§ **Set task**:
Everything from the first line down to the line containing "from bokeh.resources import INLINE" is to be retyped exactly, both ends included, with pictures left out.

§ **Recorded information**:
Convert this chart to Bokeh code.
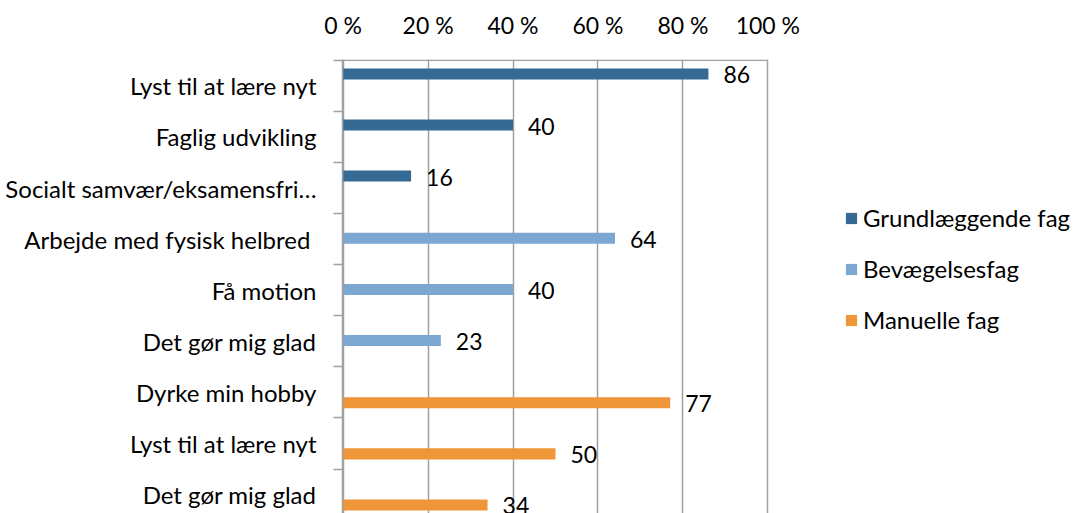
from bokeh.plotting import figure
from bokeh.models import (ColumnDataSource, Range1d, FixedTicker, Legend, LegendItem)
from bokeh.core.properties import value
from bokeh.embed import file_html
from bokeh.resources import INLINE

# ---- data ----
groups = ["Grundlæggende fag", "Bevægelsesfag", "Manuelle fag"]
group_colors = ["#346A93", "#7CA7D0", "#EF9638"]
categories = ["Lyst til at lære nyt", "Faglig udvikling", "Socialt samvær/eksamensfri…",
              "Arbejde med  fysisk helbred", "Få motion", "Det gør mig glad",
              "Dyrke min hobby", "Lyst til at lære nyt", "Det gør mig glad"]
values = [86, 40, 16, 64, 40, 23, 77, 50, 34]
group_of = [0, 0, 0, 1, 1, 1, 2, 2, 2]
x_ticks = [0, 20, 40, 60, 80, 100]
x_tick_labels = ["0 %", "20 %", "40 %", "60 %", "80 %", "100 %"]

FONT = "Lato"
FS = "23px"
FS_CAT = "24px"
GRID = "#A0A0A0"
BAR_H = 0.216
OFFSETS = [-0.218, 0.0, 0.218]

# layout: plot area 0..100 % spans 426 px; frame extends to the right to host the legend
W, H = 1078, 513
LEFT, TOP = 342, 59
PX_PER_UNIT = 426 / 100.3
x_end = -0.15 + (W - LEFT) / PX_PER_UNIT

p = figure(width=W, height=H, output_backend="svg", toolbar_location=None,
           x_range=Range1d(-0.15, x_end), y_range=Range1d(start=8.87, end=-0.015),
           x_axis_location="above", min_border_left=LEFT, min_border_right=0,
           min_border_top=TOP, min_border_bottom=0)
p.outline_line_color = None
p.background_fill_color = "white"
p.border_fill_color = "white"

# top axis (labels only; border drawn as a segment over 0..100)
p.xaxis.ticker = FixedTicker(ticks=x_ticks)
p.xaxis.major_label_overrides = {t: l for t, l in zip(x_ticks, x_tick_labels)}
p.xaxis.major_tick_in = 0
p.xaxis.major_tick_out = 0
p.xaxis.minor_tick_in = 0
p.xaxis.minor_tick_out = 0
p.xaxis.axis_line_color = None
p.xaxis.major_label_text_font = FONT
p.xaxis.major_label_text_font_size = FS
p.xaxis.major_label_text_color = "black"
p.xaxis.major_label_standoff = 21

# left axis: labels at band centres, tick marks at band boundaries
rows = list(range(len(categories)))
centers = [r + 0.5 for r in rows]
p.yaxis.ticker = FixedTicker(ticks=centers, minor_ticks=list(range(len(categories) + 1)))
p.yaxis.major_label_overrides = {c: t for c, t in zip(centers, categories)}
p.yaxis.major_tick_out = 0
p.yaxis.major_tick_in = 0
p.yaxis.minor_tick_out = 9
p.yaxis.minor_tick_in = 0
p.yaxis.minor_tick_line_color = GRID
p.yaxis.minor_tick_line_width = 1.5
p.yaxis.axis_line_color = GRID
p.yaxis.axis_line_width = 1.5
p.yaxis.major_label_standoff = 17
p.yaxis.major_label_text_font = FONT
p.yaxis.major_label_text_font_size = FS_CAT
p.yaxis.major_label_text_color = "black"

p.xgrid.ticker = FixedTicker(ticks=x_ticks)
p.xgrid.grid_line_color = GRID
p.xgrid.grid_line_width = 1.5
p.ygrid.grid_line_color = None

# top border of the plot area
p.segment(x0=[x_ticks[0]], x1=[x_ticks[-1]], y0=[0], y1=[0],
          line_color=GRID, line_width=1.5)

bar_y = [r + 0.485 + OFFSETS[g] for r, g in zip(rows, group_of)]

items = []
for gi, gname in enumerate(groups):
    idx = [i for i in rows if group_of[i] == gi]
    src = ColumnDataSource(dict(y=[bar_y[i] for i in idx], right=[values[i] for i in idx],
                                lab=[str(values[i]) for i in idx]))
    r = p.hbar(y="y", right="right", left=0, height=BAR_H, source=src,
               fill_color=group_colors[gi], line_color=None)
    p.text(x="right", y="y", text="lab", source=src, x_offset=15, y_offset=1,
           text_font=value(FONT), text_font_size=FS, text_color="black",
           text_baseline="middle", text_align="left")
    items.append(LegendItem(label=gname, renderers=[r]))

legend = Legend(items=items, location=(502, 179), orientation="vertical",
                glyph_width=14, glyph_height=14, label_height=24, spacing=22,
                label_standoff=5, padding=0, margin=0,
                label_text_font=FONT, label_text_font_size=FS_CAT,
                label_text_color="black", border_line_color=None,
                background_fill_alpha=0)
p.add_layout(legend)

open("out.html", "w").write(file_html(p, INLINE))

§ **Solved problem**:
Convert this chart to Bokeh code.
from bokeh.plotting import figure
from bokeh.models import (ColumnDataSource, Range1d, FixedTicker, Legend, LegendItem)
from bokeh.core.properties import value
from bokeh.embed import file_html
from bokeh.resources import INLINE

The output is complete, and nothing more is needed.